Shaped Residual MLP as used in Zimmer et al. Auto Pytorch Tabular (2020) and proposed by https://mikkokotila.github.io/slate. Implements 'Search Space 2' from Zimmer et al. Auto Pytorch Tabular (2020) (https://arxiv.org/abs/2006.13799). Currently some training techniques are missing (Shake-Shake, Shake-Drop, Mixup and SVD).

This learner builds and compiles the keras model from the hyperparameters in param_set, and does not require a supplied and compiled model.

Format

R6::R6Class() inheriting from LearnerRegrKeras.

Details

Calls keras::fit() from package keras. Layers are set up as follows:

  • The inputs are connected to a layer_dropout, applying the input_dropout. Afterwards, each layer_dense() is followed by a layer_activation, and depending on hyperparameters by a layer_batch_normalization and or a layer_dropout depending on the architecture hyperparameters. This is repeated length(layer_units) times, i.e. one 'dense->activation->batchnorm->dropout' block is appended for each layer_unit. The last layer is either 'softmax' or 'sigmoid' for classification or 'linear' or 'sigmoid' for regression.

Parameters:

Most of the parameters can be obtained from the keras documentation. Some exceptions are documented here.

  • use_embedding: A logical flag, should embeddings be used? Either uses make_embedding (if TRUE) or if set to FALSE model.matrix(~. - 1, data) to convert factor, logical and ordered factors into numeric features.

  • n_layers: An integer defining the number of layers of the shaped MLP.

  • n_max: An integer, defining the (first layer) number of neurons. The number of neurons is halved after each layer according to formula (1) in https://arxiv.org/abs/2006.13799.

  • initializer: Weight and bias initializer.

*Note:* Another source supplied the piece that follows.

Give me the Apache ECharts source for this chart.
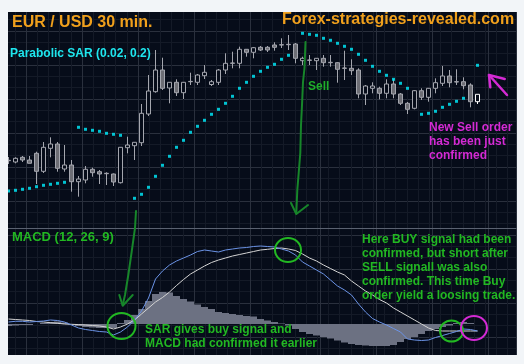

    "glorot_uniform"  : initializer_glorot_uniform(seed)
    "glorot_normal"   : initializer_glorot_normal(seed)
    "he_uniform"      : initializer_he_uniform(seed)
    "..."             : see `??keras::initializer`
    
  • optimizer: Some optimizers and their arguments can be found below.
    Inherits from tensorflow.python.keras.optimizer_v2.

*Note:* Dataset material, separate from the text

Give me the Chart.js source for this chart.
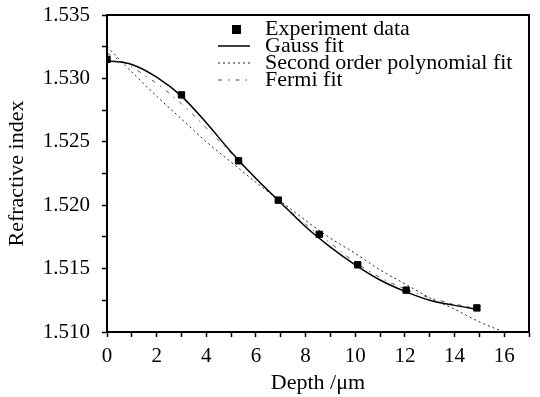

    "sgd"     : optimizer_sgd(lr, momentum, decay = decay),
    "rmsprop" : optimizer_rmsprop(lr, rho, decay = decay),
    "adagrad" : optimizer_adagrad(lr, decay = decay),
    "adam"    : optimizer_adam(lr, beta_1, beta_2, decay = decay),
    "nadam"   : optimizer_nadam(lr, beta_1, beta_2, schedule_decay = decay)
    
  • regularizer: Regularizer for keras layers:

    "l1"      : regularizer_l1(l = 0.01)
    "l2"      : regularizer_l2(l = 0.01)
    "l1_l2"   : regularizer_l1_l2(l1 = 0.01, l2 = 0.01)
    
  • class_weights: needs to be a named list of class-weights for the different classes numbered from 0 to c-1 (for c classes).

    Example:
    wts = c(0.5, 1)
    setNames(as.list(wts), seq_len(length(wts)) - 1)
    
  • callbacks: A list of keras callbacks. See ?callbacks.

Construction

LearnerRegrShapedMLP2$new()
mlr3::mlr_learners$get("regr.smlp2")
mlr3::lrn("regr.smlp2")

Learner Methods

Keras Learners offer several methods for easy access to the stored models.

  • .$plot()
    Plots the history, i.e. the train-validation loss during training.

  • .$save(file_path)
    Dumps the model to a provided file_path in 'h5' format.

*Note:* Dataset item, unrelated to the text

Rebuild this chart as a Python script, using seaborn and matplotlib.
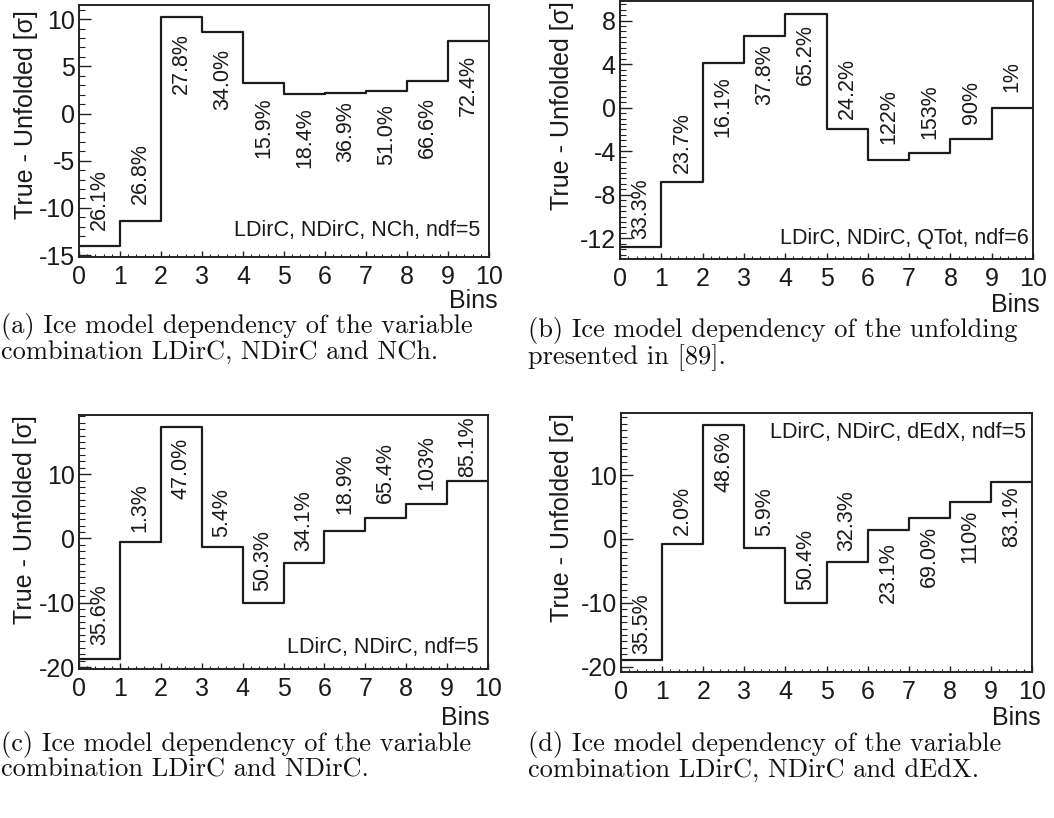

  • .$load_model_from_file(file_path)
    Loads a model saved using saved back into the learner. The model needs to be saved separately when the learner is serialized. In this case, the learner can be restored from this function. Currently not implemented for 'TabNet'.

  • .$lr_find(task, epochs, lr_min, lr_max, batch_size)
    Employ an implementation of the learning rate finder as popularized by Jeremy Howard in fast.ai (http://course.fast.ai/) for the learner. For more info on parameters, see find_lr.

See also

Examples

learner = mlr3::lrn("regr.smlp2") print(learner)
#> <LearnerRegrShapedMLP2:regr.keras> #> * Model: - #> * Parameters: epochs=100, validation_split=0.3333, batch_size=128, #> callbacks=<list>, low_memory=FALSE, verbose=0, use_embedding=TRUE, #> embed_dropout=0, embed_size=<NULL>, n_max=128, n_layers=3, #> initializer=<keras.initializers.initializers_v2.GlorotUniform>, #> regularizer=<keras.regularizers.L1L2>, #> optimizer=<keras.optimizer_v2.gradient_descent.SGD>, activation=relu, #> dropout=0, input_dropout=0, loss=mean_squared_error, #> output_activation=linear, metrics=mean_squared_logarithmic_error #> * Packages: keras #> * Predict Type: response #> * Feature types: integer, numeric, factor, ordered #> * Properties: -
# available parameters: learner$param_set$ids()
#> [1] "epochs" "model" "class_weight" #> [4] "validation_split" "batch_size" "callbacks" #> [7] "low_memory" "verbose" "use_embedding" #> [10] "embed_dropout" "embed_size" "n_max" #> [13] "n_layers" "initializer" "regularizer" #> [16] "optimizer" "activation" "dropout" #> [19] "input_dropout" "loss" "output_activation" #> [22] "metrics"